Texto gentilmente cedido por Mago.
*Meu amigo Mago é casado, mora em Osasco-SP, é São Paulino e se apaixona por tudo (vide post anterior, rs).

Assim eu Fico Sem Jeito


Meu antigo blog foi destaque na página do Mago. Deletei, criei um novo endereço mas ele insiste em me acompanhar. Transcrevo aqui o carinho que dele recebi, em forma de texto. Ei-lo:

"Incoerente, solteira, tímida, organizada, lúcida, inteligente, amiga presente com ou sem corpo, já que mesmo longe, aqui está em pensamento. Encontrei-a por acaso, eu amo o acaso , apesar de não acreditar nele. A verdade é que através de uma pesquisa de minha esposa cheguei ao blog dela e assim que li alguns textos, me apaixonei (as pessoas dizem que me apaixono por tudo, o que não acho ser verdade). Agora não consigo parar de lê-la um só dia. Sua página é muito mais que um simples blog, é um lugar aconchegante, organizado e carinhoso , que acolhe e faz refletir, como um colo de mãe. "Menina", a dona dele, é simplesmente demais, e deixa o blog com o jeito e a face dela, belo e transparente. Eis o destaque da Semana. Páro aqui, já que sou propenso a falar demais quando me apaixono."

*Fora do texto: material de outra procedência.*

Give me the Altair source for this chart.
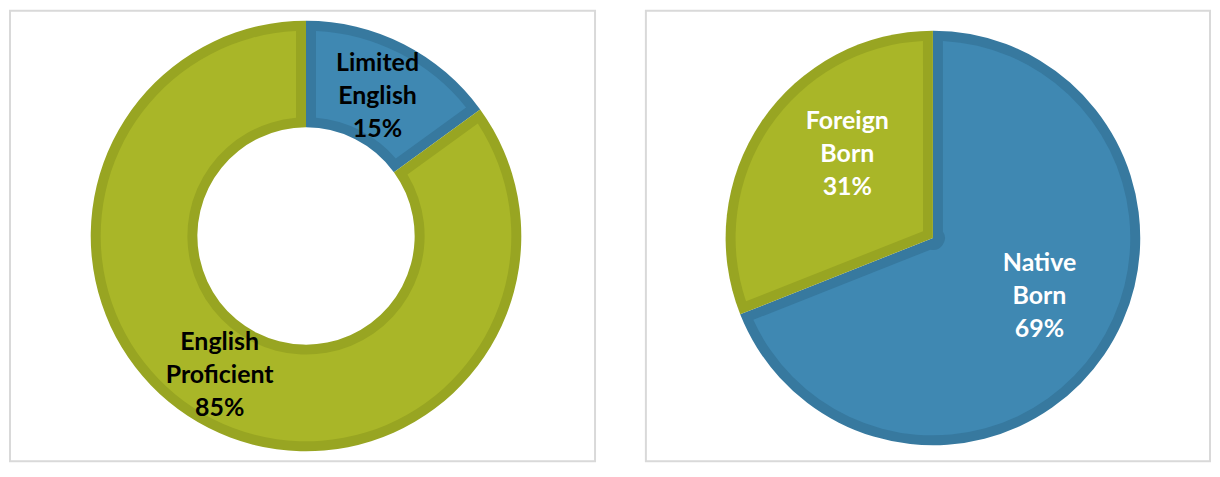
import math
import altair as alt
import pandas as pd

# ---- data ----
left_labels = ["Limited English", "English Proficient"]
left_values = [15, 85]
right_labels = ["Native Born", "Foreign Born"]
right_values = [69, 31]

BLUE, BLUE_D = "#3f88b2", "#37799f"
GREEN, GREEN_D = "#a9b628", "#98a522"
LINE_H = 33


def frame(labels, values, fills, edges, tcolor):
    return pd.DataFrame({
        "label": labels,
        "value": values,
        "order": list(range(len(labels))),
        "fill": fills,
        "edge": edges,
        "text": [l.replace(" ", "\n") + f"\n{v}%" for l, v in zip(labels, values)],
        "tcolor": [tcolor] * len(labels),
    })


left_df = frame(left_labels, left_values, [BLUE, GREEN], [BLUE_D, GREEN_D], "#000000")
right_df = frame(right_labels, right_values, [BLUE, GREEN], [BLUE_D, GREEN_D], "#ffffff")


def panel(df, cx, cy, r_out, r_in, band, label_specs, W, H):
    base = alt.Chart(df)
    theta = alt.Theta("value:Q", stack=True)
    dark = base.mark_arc(radius=r_out, radius2=r_in).encode(
        theta=theta,
        order=alt.Order("order:Q"),
        color=alt.Color("edge:N", scale=None),
        x=alt.value(cx), y=alt.value(cy),
    )
    ri = r_in + band if r_in > 0 else 12
    pr = math.hypot(r_out - band, ri)
    light = base.mark_arc(radius=r_out - band, radius2=ri, padAngle=2 * band / pr).encode(
        theta=theta,
        order=alt.Order("order:Q"),
        color=alt.Color("fill:N", scale=None),
        x=alt.value(cx), y=alt.value(cy),
    )
    layers = [dark, light]
    for lab, r, dx, dy in label_specs:
        t = (
            base.transform_window(cum="sum(value)", sort=[alt.SortField("order")])
            .transform_calculate(mid="datum.cum - datum.value / 2")
            .transform_filter(alt.datum.label == lab)
            .mark_text(radius=r, dx=dx, dy=dy - LINE_H, lineBreak="\n", font="Lato",
                       fontSize=25, fontWeight="bold", lineHeight=LINE_H,
                       align="center", baseline="middle")
            .encode(
                theta=alt.Theta("mid:Q", scale=alt.Scale(domain=[0, 100], range=[0, 2 * math.pi])),
                text="text:N",
                color=alt.Color("tcolor:N", scale=None),
                x=alt.value(cx), y=alt.value(cy),
            )
        )
        layers.append(t)
    return alt.layer(*layers).resolve_scale(theta="independent").properties(width=W, height=H)


left = panel(left_df, 297, 226, 216, 109, 10,
             [("Limited English", 158, 0, 0), ("English Proficient", 160, -14, -3)],
             587, 452)
right = panel(right_df, 288, 228, 208, 0, 10,
              [("Native Born", 122, 6, -10), ("Foreign Born", 122, 15, -16)],
              566, 452)

chart = (
    alt.hconcat(left, right, spacing=49)
    .properties(padding={"left": 1, "top": 1, "right": 1, "bottom": 1})
    .configure_view(stroke="#d9d9d9", strokeWidth=2)
)

chart.save("out.html", embed_options={"renderer": "svg", "actions": False})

A partir de agora devo ter convidados, vez por outra, neste blog. O primeiro visitante ilustre não poderia ser outro. Com vocês, no próximo post: Mago.

1.11.06

Sobre Taças e Cálices


"Sempre que me convidam a opinar sobre casamento inevitavelmente me vem à cabeça taças de champanhe e cálices de vinho.Essas taças e esses cálices são os que ganhamos, minha mulher e eu, no dia do nosso casamento. Na lista de casamento, as taças e os cálices são os meus itens preferidos. Claro que geladeiras, por exemplo, são literalmente um presentão. E que presentinhos como tupperwares não são incríveis no estilo originalidade, mas são práticos, sim, e necessários e bem-vindos. Mas quem dá taças ou cálices não está se preocupando com a vida prática. Está, na verdade, investindo em comemoração, na alegria, no momento especial, no tintim.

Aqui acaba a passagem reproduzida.